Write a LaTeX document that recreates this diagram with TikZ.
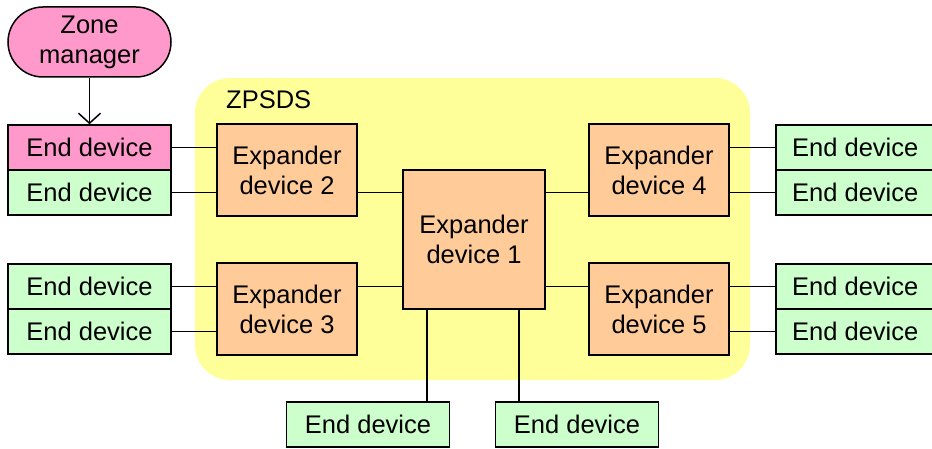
\documentclass[tikz,border=0pt]{standalone}
\usepackage{fontspec}
\setmainfont{Liberation Sans}
\usetikzlibrary{arrows.meta}
\definecolor{zonepink}{HTML}{FF99CC}
\definecolor{endgreen}{HTML}{CCFFCC}
\definecolor{exporange}{HTML}{FFCC99}
\definecolor{zpsdsyellow}{HTML}{FFFF99}
\tikzset{
    box/.style={draw, line width=1.5pt, inner sep=0pt, align=center,
        font=\fontsize{25.5}{30}\selectfont},
    enddev/.style={box, fill=endgreen, minimum width=163pt, minimum height=45pt},
    expander/.style={box, fill=exporange, minimum width=140pt, minimum height=92pt},
    link/.style={line width=1.5pt},
}

\begin{document}
\begin{tikzpicture}[x=1pt, y=-1pt]
    \useasboundingbox (0,0) rectangle (932,449);

    % zpsds area
    \fill[zpsdsyellow, rounded corners=35pt] (195,78) rectangle (750,380);
    \node[anchor=west, inner sep=0pt, font=\fontsize{25.5}{30}\selectfont] (zpsds) at (226,100) {ZPSDS};

    % zone manager
    \node[box, fill=zonepink, minimum width=163pt, minimum height=70pt, rounded corners=35pt] (zone) at (89.5,42) {\raisebox{-3pt}{Zone}\\\raisebox{-3pt}{manager}};

    % end devices, left
    \node[enddev, fill=zonepink] (edL1) at (89.5,147.5) {End device};
    \node[enddev] (edL2) at (89.5,192.5) {End device};
    \node[enddev] (edL3) at (89.5,286.5) {End device};
    \node[enddev] (edL4) at (89.5,331.5) {End device};

    % expanders
    \node[expander, minimum width=142pt, minimum height=139pt] (ex1) at (474,239.5) {Expander\\device 1};
    \node[expander] (ex2) at (287,170) {Expander\\device 2};
    \node[expander] (ex3) at (287,309) {Expander\\device 3};
    \node[expander] (ex4) at (659,170) {Expander\\device 4};
    \node[expander] (ex5) at (659,309) {Expander\\device 5};

    % end devices, right
    \node[enddev, anchor=west] (edR1) at (775,147.5) {\hspace*{-4pt}End device};
    \node[enddev, anchor=west] (edR2) at (775,192.5) {\hspace*{-4pt}End device};
    \node[enddev, anchor=west] (edR3) at (775,286.5) {\hspace*{-4pt}End device};
    \node[enddev, anchor=west] (edR4) at (775,331.5) {\hspace*{-4pt}End device};

    % end devices, bottom
    \node[enddev] (edB1) at (368,424.5) {End device};
    \node[enddev] (edB2) at (577,424.5) {End device};

    \draw[link, -{Straight Barb[length=10pt, width=22pt]}] (zone) -- (edL1);

    \draw[link] (edL1.east) -- (edL1.east -| ex2.west);
    \draw[link] (edL2.east) -- (edL2.east -| ex2.west);
    \draw[link] (edL3.east) -- (edL3.east -| ex3.west);
    \draw[link] (edL4.east) -- (edL4.east -| ex3.west);

    \draw[link] (ex2.east |- edL2.east) -- (ex1.west |- edL2.east);
    \draw[link] (ex3.east |- edL3.east) -- (ex1.west |- edL3.east);
    \draw[link] (ex4.west |- edL2.east) -- (ex1.east |- edL2.east);
    \draw[link] (ex5.west |- edL3.east) -- (ex1.east |- edL3.east);

    \draw[link] (edR1.west) -- (edR1.west -| ex4.east);
    \draw[link] (edR2.west) -- (edR2.west -| ex4.east);
    \draw[link] (edR3.west) -- (edR3.west -| ex5.east);
    \draw[link] (edR4.west) -- (edR4.west -| ex5.east);

    \draw[link] ([xshift=-47pt]ex1.south) -- ([xshift=-47pt]ex1.south |- edB1.north);
    \draw[link] ([xshift=45pt]ex1.south) -- ([xshift=45pt]ex1.south |- edB2.north);
\end{tikzpicture}
\end{document}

:: Exercise ::
In the data above, please extract the lines from the first one through the line with "(ex5) at (659,309)", exactly, and keep pictures out.

:: Output for this task ::
Write a LaTeX document that recreates this diagram with TikZ.
\documentclass[tikz,border=0pt]{standalone}
\usepackage{fontspec}
\setmainfont{Liberation Sans}
\usetikzlibrary{arrows.meta}
\definecolor{zonepink}{HTML}{FF99CC}
\definecolor{endgreen}{HTML}{CCFFCC}
\definecolor{exporange}{HTML}{FFCC99}
\definecolor{zpsdsyellow}{HTML}{FFFF99}
\tikzset{
    box/.style={draw, line width=1.5pt, inner sep=0pt, align=center,
        font=\fontsize{25.5}{30}\selectfont},
    enddev/.style={box, fill=endgreen, minimum width=163pt, minimum height=45pt},
    expander/.style={box, fill=exporange, minimum width=140pt, minimum height=92pt},
    link/.style={line width=1.5pt},
}

\begin{document}
\begin{tikzpicture}[x=1pt, y=-1pt]
    \useasboundingbox (0,0) rectangle (932,449);

    % zpsds area
    \fill[zpsdsyellow, rounded corners=35pt] (195,78) rectangle (750,380);
    \node[anchor=west, inner sep=0pt, font=\fontsize{25.5}{30}\selectfont] (zpsds) at (226,100) {ZPSDS};

    % zone manager
    \node[box, fill=zonepink, minimum width=163pt, minimum height=70pt, rounded corners=35pt] (zone) at (89.5,42) {\raisebox{-3pt}{Zone}\\\raisebox{-3pt}{manager}};

    % end devices, left
    \node[enddev, fill=zonepink] (edL1) at (89.5,147.5) {End device};
    \node[enddev] (edL2) at (89.5,192.5) {End device};
    \node[enddev] (edL3) at (89.5,286.5) {End device};
    \node[enddev] (edL4) at (89.5,331.5) {End device};

    % expanders
    \node[expander, minimum width=142pt, minimum height=139pt] (ex1) at (474,239.5) {Expander\\device 1};
    \node[expander] (ex2) at (287,170) {Expander\\device 2};
    \node[expander] (ex3) at (287,309) {Expander\\device 3};
    \node[expander] (ex4) at (659,170) {Expander\\device 4};
    \node[expander] (ex5) at (659,309) {Expander\\device 5};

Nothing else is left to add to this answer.